The Soviet Space Program Setting and What Makes the Show Tick
‘Star City’ is a spinoff of ‘For All Mankind,’ set in a world where the Soviet Union became the first nation to put a man on the moon, exploring the story from behind the Iron Curtain through the lives of cosmonauts, engineers, and intelligence officers embedded in the Soviet space program. The series is co-created by Ronald D. Moore, Ben Nedivi, and Mark Wolpert, all of whom also worked on ‘For All Mankind.’
At the center of it all is the mysterious unnamed Chief Designer, played by Rhys Ifans, the architect behind the Soviet Union’s space dominance and a man treated with equal parts reverence and suspicion by the state. Anna Maxwell Martin also delivers a chilling performance as KGB head Lyudmilla, a standout in a cast full of compelling turns.
Showrunners Ben Nedivi and Matt Wolpert relocate the drama to the Yuri Gagarin Cosmonaut Training Center, where some of the same events from the early episodes of the parent series play out again, this time from the Soviet perspective. The series works beautifully as a standalone for viewers with no prior knowledge of ‘For All Mankind.’
The Cast Bringing the Iron Curtain to Life
The ensemble includes Rhys Ifans, Anna Maxwell Martin, Agnes O’Casey, Alice Englert, Solly McLeod, Adam Nagaitis, Ruby Ashbourne Serkis, Josef Davies, and Priya Kansara. Each brings a specific kind of pressure to their role, whether as a cosmonaut with ambitions that exceed their station or a surveillance agent piecing together loyalties in real time.
Agnes O’Casey plays Irina, a junior surveillance agent who has recently moved from Moscow with her young daughter, tasked with monitoring the home of cosmonaut Valya Mironov and his wife Tanya, a former professional pianist who feels the walls of Star City closing in around her.

Meanwhile, Alice Englert plays Anastasia, a green cosmonaut whose patriotic answers in interviews reveal precious little of the woman underneath, to the frustration of colleagues like Valya and the Chief Designer.
Young engineer Sergei Nikulov, played by Josef Davies, receives his own origin story in the series, a familiar name to ‘For All Mankind’ fans watching closely. The interlocking storylines create a dense web of secrets, ambitions, and quiet acts of resistance that become more difficult to untangle with each passing episode.
Critical Reception and the ‘For All Mankind’ Universe
Writing for Collider, Carly Lane praised the show for not trying to mimic ‘For All Mankind’s tone and aesthetic, highlighting its distinctly grainier, grittier look that immediately sets it apart, with austere and minimalist architecture calling a very specific time and place to mind.

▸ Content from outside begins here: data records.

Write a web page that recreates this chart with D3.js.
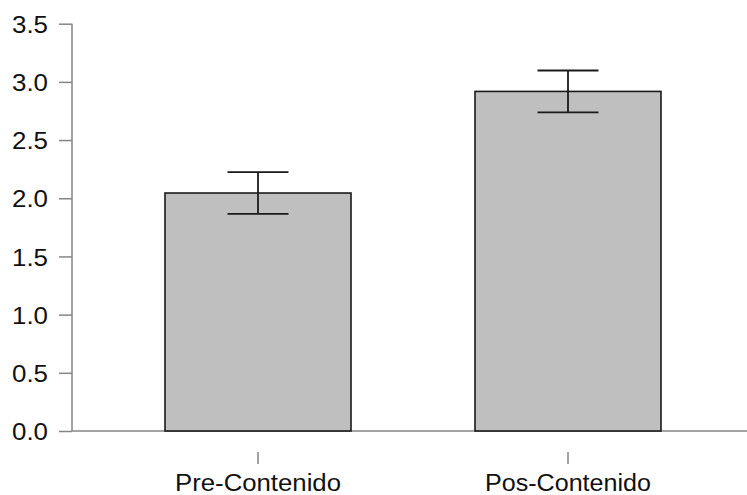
<!DOCTYPE html>
<html><head><meta charset="utf-8">
<script src="https://cdn.jsdelivr.net/npm/d3@7"></script>
<style>body{margin:0;background:#fff}svg{display:block}</style>
</head><body>
<script>
const categories = ["Pre-Contenido", "Pos-Contenido"];
const means = [2.045, 2.918];
const errors = [0.18, 0.18];
const yTicks = [0, 0.5, 1.0, 1.5, 2.0, 2.5, 3.0, 3.5];

(function () {
const W = 747, H = 495;
const svg = d3.select("body").append("svg").attr("width", W).attr("height", H);
const mLeft = 72, mBottom = 431, mTop = 23.7;
const y = d3.scaleLinear().domain([0, 3.5]).range([mBottom, mTop]);
const x = d3.scaleBand().domain(categories).range([mLeft, 754]).paddingInner(0.4).paddingOuter(0.3);
const axisColor = "#858585";
const font = "'Liberation Sans', Arial, sans-serif";

// y axis
const yAxis = svg.append("g").attr("transform", `translate(${mLeft},0)`)
  .call(d3.axisLeft(y).tickValues(yTicks).tickFormat(d3.format(".1f")).tickSize(13).tickPadding(11));
yAxis.attr("font-size", 24).attr("font-family", font);
yAxis.select(".domain").attr("stroke", axisColor).attr("stroke-width", 1.5).attr("d", `M0,${y(3.5)}V${y(0)}`);
yAxis.selectAll(".tick line").attr("stroke", axisColor).attr("stroke-width", 1.5);
yAxis.selectAll(".tick text").attr("fill", "#111").attr("dy", "0.36em")
  .attr("textLength", 36).attr("lengthAdjust", "spacingAndGlyphs");

// x baseline
svg.append("line").attr("x1", mLeft).attr("x2", W).attr("y1", mBottom).attr("y2", mBottom)
  .attr("stroke", axisColor).attr("stroke-width", 1.5);

// bars
svg.append("g").selectAll("rect").data(categories).join("rect")
  .attr("x", d => x(d)).attr("width", x.bandwidth())
  .attr("y", (d, i) => y(means[i])).attr("height", (d, i) => y(0) - y(means[i]))
  .attr("fill", "#bfbfbf").attr("stroke", "#1a1a1a").attr("stroke-width", 1.6);

// error bars
const cap = 30.5;
const eg = svg.append("g").attr("stroke", "#1a1a1a").attr("stroke-width", 1.8);
categories.forEach((c, i) => {
  const cx = x(c) + x.bandwidth() / 2;
  const yt = y(means[i] + errors[i]), yb = y(means[i] - errors[i]);
  eg.append("line").attr("x1", cx).attr("x2", cx).attr("y1", yt).attr("y2", yb);
  eg.append("line").attr("x1", cx - cap).attr("x2", cx + cap).attr("y1", yt).attr("y2", yt);
  eg.append("line").attr("x1", cx - cap).attr("x2", cx + cap).attr("y1", yb).attr("y2", yb);
});

// x ticks and labels
const xg = svg.append("g");
categories.forEach(c => {
  const cx = x(c) + x.bandwidth() / 2;
  xg.append("line").attr("x1", cx).attr("x2", cx).attr("y1", 452).attr("y2", 464)
    .attr("stroke", axisColor).attr("stroke-width", 1.5);
  xg.append("text").attr("x", cx).attr("y", 491).attr("text-anchor", "middle")
    .attr("fill", "#111").attr("font-family", font).attr("font-size", 23.5)
    .attr("textLength", 166).attr("lengthAdjust", "spacingAndGlyphs").text(c);
});
})();
</script>
</body></html>
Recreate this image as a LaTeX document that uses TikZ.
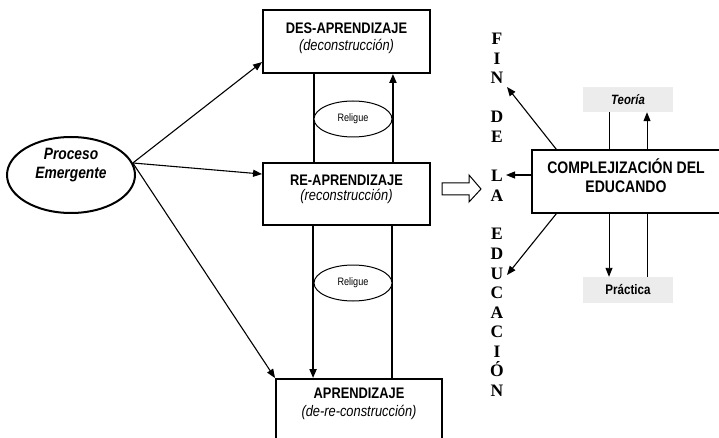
\documentclass[tikz,border=0pt]{standalone}
\usepackage{fontspec}
\setmainfont{Liberation Sans}[FakeStretch=0.84]
\newfontfamily\lettersf{Liberation Serif}
\usetikzlibrary{arrows.meta,shapes.geometric}

\tikzset{
  frame/.style={draw, line width=1.9pt, inner sep=0pt},
  link/.style={line width=1.9pt},
  tip/.style={-{Triangle[length=9pt,width=7pt]}},
  fine arrow/.style={line width=1.1pt, -{Triangle[length=9pt,width=7pt]}},
  title/.style={font=\fontsize{15.3}{17}\selectfont\bfseries, inner sep=0pt},
  subtitle/.style={font=\fontsize{15.3}{17}\selectfont\itshape, inner sep=0pt},
  relig/.style={draw, ellipse, line width=1pt, fill=white, minimum width=78pt,
    minimum height=36pt, inner sep=0pt, font=\fontsize{10.8}{12}\selectfont},
  letter/.style={font=\lettersf\fontsize{17.5}{17.5}\selectfont\bfseries, inner sep=0pt, anchor=base},
  tag/.style={fill=gray!15, minimum width=90pt, minimum height=25pt, inner sep=0pt},
}

\begin{document}
\begin{tikzpicture}[x=1pt,y=-1pt]
  \path[fill=white, use as bounding box] (0,0) rectangle (719,438);

  % the emerging process
  \node[draw, ellipse, line width=2pt, minimum width=128pt, minimum height=76pt,
        inner sep=0pt] (pe) at (71,175) {};
  \node[font=\fontsize{16.4}{18.5}\selectfont\bfseries\itshape, align=center, inner sep=0pt]
        (petext) at (71,165) {Proceso\\Emergente};

  % the three learning boxes
  \node[frame, minimum width=167pt, minimum height=63pt] (des) at (346.5,41.5) {};
  \node[title] (destitle) at (346.5,28.5) {DES-APRENDIZAJE};
  \node[subtitle] (dessub) at (346.5,46) {(deconstrucción)};

  \node[frame, minimum width=167pt, minimum height=62pt] (re) at (346.5,194) {};
  \node[title] (retitle) at (346.5,180) {RE-APRENDIZAJE};
  \node[subtitle] (resub) at (346.5,196.5) {(reconstrucción)};

  \node[frame, minimum width=166pt, minimum height=70pt] (apr) at (359,414) {};
  \node[title] (aprtitle) at (359,393) {APRENDIZAJE};
  \node[subtitle] (aprsub) at (359,412) {(de-re-construcción)};

  % arrows out of the emerging process
  \draw[fine arrow] (pe.11) -- ([yshift=-53pt]des.north west);
  \draw[fine arrow] (pe.11) -- ([yshift=-12pt]re.north west);
  \draw[fine arrow] (pe.11) -- (apr.north west);

  % links between the boxes
  \draw[link] ([xshift=52pt]des.south west) -- ([xshift=52pt]re.north west);
  \draw[link, tip] ([xshift=-38pt]re.north east) -- ([xshift=-38pt]des.south east);
  \draw[link, tip] ([xshift=51pt]re.south west) coordinate (dl) -- (dl |- apr.north);
  \draw[link] ([xshift=-51pt]apr.north east) coordinate (ul) -- (ul |- re.south);

  \node[relig] (rel1) at (353,119) {Religue};
  \node[relig] (rel2) at (353,283) {Religue};

  % hollow arrow
  \draw[line width=1pt] (442,183) -- (469,183) -- (469,175) -- (481,189)
        -- (469,202) -- (469,195) -- (442,195) -- cycle;

  % FIN DE LA EDUCACIÓN, one letter per row
  \foreach \c/\k in {F/0, I/1, N/2, D/4, E/5, L/7, A/8, E/10, D/11, U/12,
                     C/13, A/14, C/15, I/16, Ó/17, N/18}
    \node[letter] (ltr\k) at (497,{45+19.5*\k}) {\c};

  % theory and practice
  \node[tag, font=\fontsize{13.5}{16}\selectfont\bfseries\itshape] (teo) at (628,99.5) {Teoría};
  \node[tag, font=\fontsize{13.8}{16}\selectfont\bfseries, minimum height=26pt] (pra) at (628,290) {Práctica};
  \draw[line width=0.9pt, tip] ([xshift=-19pt]teo.south) -- ([xshift=-19pt]pra.north);
  \draw[line width=1pt, tip] ([xshift=19pt]pra.north) -- ([xshift=19pt]teo.south);

  \node[draw, line width=1.3pt, fill=white, minimum width=190pt, minimum height=63pt,
        inner sep=0pt] (cx) at (627,181.5) {};
  \node[font=\fontsize{16.7}{19}\selectfont\bfseries, align=center, inner sep=0pt]
        (cxtext) at (626,176) {COMPLEJIZACIÓN DEL\\EDUCANDO};

  \coordinate (tipN) at (507,87);
  \coordinate (tipL) at (506,175);
  \coordinate (tipU) at (507,275);
  \draw[fine arrow] ([xshift=25pt]cx.north west) -- (tipN);
  \draw[fine arrow] (cx.west |- tipL) -- (tipL);
  \draw[fine arrow] ([xshift=25pt]cx.south west) -- (tipU);
\end{tikzpicture}
\end{document}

Tom’s Guide noted that the series is smart to lean harder into espionage-thriller territory instead of simply recreating ‘For All Mankind’ beat for beat, while still delivering nail-biting space sequences and last-minute engineering fixes. According to FlixPatrol, ‘Star City’ emerged as an instant hit, finding a spot on Apple’s global and domestic viewership charts almost immediately after launch.
Apple has already renewed ‘For All Mankind’ for a sixth and final season, though whether ‘Star City’ will return for a second season remains unknown. The series was first announced back in April 2024, when Apple TV+ renewed ‘For All Mankind’ for its fifth season, and filming took place in Vilnius, Lithuania, starting in February 2025. The long development road has clearly paid off, delivering a spinoff that feels essential rather than supplementary.
What to Expect From Episode 5 and the Back Half of Season 1
With episode 5 arriving on June 19, ‘Star City’ is now entering the stretch of its season where the pressure should really start to build. The eight-episode first season is currently airing, and with episode 4 having just dropped, the show is firmly in its second half. Audiences can expect the show’s various threads around loyalty, surveillance, and scientific ambition to start converging with greater urgency.
The show’s distinct visuals, sharp performances, and compelling narrative pulling back the curtain on the mysteries surrounding the Soviet position in the space race combine for a spinoff that doesn’t necessarily need to match ‘For All Mankind’s longevity to be gripping in the moment. The series has already accomplished something genuinely difficult, building an entirely new corner of a beloved universe without leaning on nostalgia as a crutch.
Whether you are a longtime ‘For All Mankind’ devotee or coming to ‘Star City’ completely fresh, the weekly wait is part of what makes the experience feel special, and with the season finale on July 10 now within sight, the remaining episodes are only going to hit harder. If you have been watching from day one, what theory do you have about where the Chief Designer’s story is headed before this season closes out?